The first half was all about Miyahara slowly but surely being worked over, unable to get the upper hand on the man who knows him so well, the man who’s defeated him numerous times in the past, and the man he’s never been able to overcome. Suwama was the ace of All Japan for a long time, Suwama’s main evented Sumo Hall as the ace and as the champion more times than I can count, and had he not gotten injured earlier in the year, chances are he would have done it again this year.

All Japan’s hand was forced, they put the title on Miyahara, a decision I was skeptical of at first, but a decision that’s clearly paid off. It was the best thing that’s happened to them in a long time, and not by choice.

Suwama was Miyahara’s biggest challenge to date, and not because Suwama is a better wrestler, not because Suwama is tougher than Miyahara, but because of Suwama’s experience, because of his aforementioned accolades, because he knows Miyahara better than Miyahara knows him, because he knows how to beat Miyahara as proven over the years. If Miyahara was really the ace, if he was really the man who was going to carry the All Japan banner into the future, he would have to go through the old ace first.

Suwama is out of shape, he gets gassed very easily, he’s not been very good between the ropes, and I worried about that coming in. I worried that the 40-year-old man, clearly on the back-end of his career, would not be able to pull it off once more in the main event of Sumo Hall. I worried about how this match would go, I didn’t think a carry-job would work here. We all knew Miyahara could do it, we all knew Miyahara could carry Suwama to a good match if he had to, we all knew Miyahara would deliver because that’s what Miyahara does, he never fails, and he especially wasn’t going to fail here.

Suwama did what he could given his current condition, I can’t call him bad, but he was far from great. He tried, so for that, I have to give him credit. However, this was a smoke-and-mirrors match if I’ve ever seen one. Miyahara did everything in his power to make Suwama look like the biggest threat imaginable. There wasn’t a second in this match where Suwama didn’t look like he wasn’t on Miyahara’s level, despite the fact that he clearly wasn’t if you’ve been paying any sort of attention since he made his return in July.

Suwama was in firm control of him throughout the first half of the match as mentioned and Miyahara’s selling was some of the very best I’ve seen in wrestling all year. While this may not have been Miyahara’s best match, it was sure as hell one of, if not his best performance. His performance here was reminiscent of that of Kazuchika Okada’s in his match with Genichiro Tenryu around this time last year in the same building. Miyahara was beyond great in this match, he was elite, up there with anyone else in the world, to the point where I’ve seriously considered giving him my vote for Wrestler of the Year.

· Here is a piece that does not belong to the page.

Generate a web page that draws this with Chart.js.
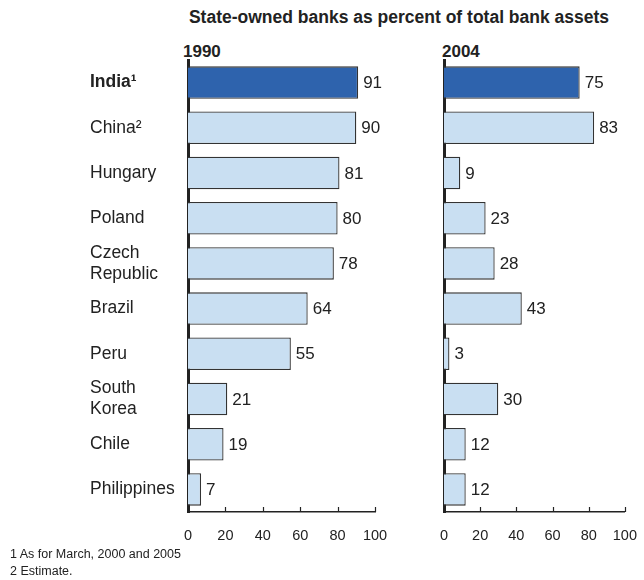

I could see where the match would bore a lot of people, it was worked a bit differently than you would probably expect, and it bored me upon initial viewing. I don’t like talking about matches in a vacuum, I think context is a very important thing in wrestling, this was the last match on a five-hour show, everyone was tired, everyone was exhausted, these guys were in a tough spot. I needed to view the match with fresh eyes to appreciate it, and now that I’ve rewatched it, I thought it was a genuinely great match.

As for where Miyahara goes from here…the story all along was him and Suwama. Miyahara needed to get through Suwama to become the ace, and now that that story’s over, now’s the time to move on to another story. Who’s left, might you ask? Who could possibly be next in line after Suwama? I’ll put it to you this way. Joe Doering, the only other man Miyahara has never once defeated, the man who defeated Suwama for the Triple Crown title in 2014, and the man who has a 3-1 record over Suwama, is making his return in January. The Miyahara and Suwama story is over, Miyahara is now the ace of All Japan while Suwama takes a back seat, however, this does not mean Miyahara cannot lose the title to another man. Think of it like the Tanahashi and Okada story. Tanahashi, for years, is what prevented Okada from becoming the ace of New Japan. You have to definitively overcome the current ace in order to become the new ace. It only makes sense. Okada put an end to that story on the biggest show of the year in January, Okada became the man Tanahashi once was, Okada became the ace. That story ended and a new one started. Tetsuya Naito earned himself a shot, and he beat the new ace four months after the Tanahashi saga came to a close. This doesn’t take away from Okada and Tanahashi’s story, it simply adds to Okada and Naito’s story. Okada had to learn how to overcome yet another obstacle, like Miyahara will now have to do in the future. Miyahara and Suwama’s story is over. Miyahara’s the ace, and now he’s going to have to learn how to survive as the ace. We can safely assume that Joe Doering is his next bump in the road, the man he’s never once defeated before. Will history repeat itself? Will the former champion take back what was once his? This isn’t a new chapter for Miyahara, this is a new story, a story that will end the same way this one did. It’s how we get there that matters. ****

Final Thoughts:

This wasn’t a show you sit down on a Saturday afternoon and watch from start to finish by yourself. This, like last year’s Tenryu Project show, was a show that required some sort of interaction with others watching along. This was a show that had to be watched in real time. That’s where the fun came in. As a wrestling show, this was not anything. There were four matches I’d recommend seeking out on your own time, but as someone who watched this from start to finish in real time whilst interacting with others watching, I genuinely enjoyed myself throughout. It’s not one of those things you can recreate, so I can’t recommend watching all five hours. Watch what appeals to you unless you really want to all five, in which case I cannot stop you from doing. It wasn’t a bad show, it wasn’t a great show, it was simply a fun show to stay up all night and watch live.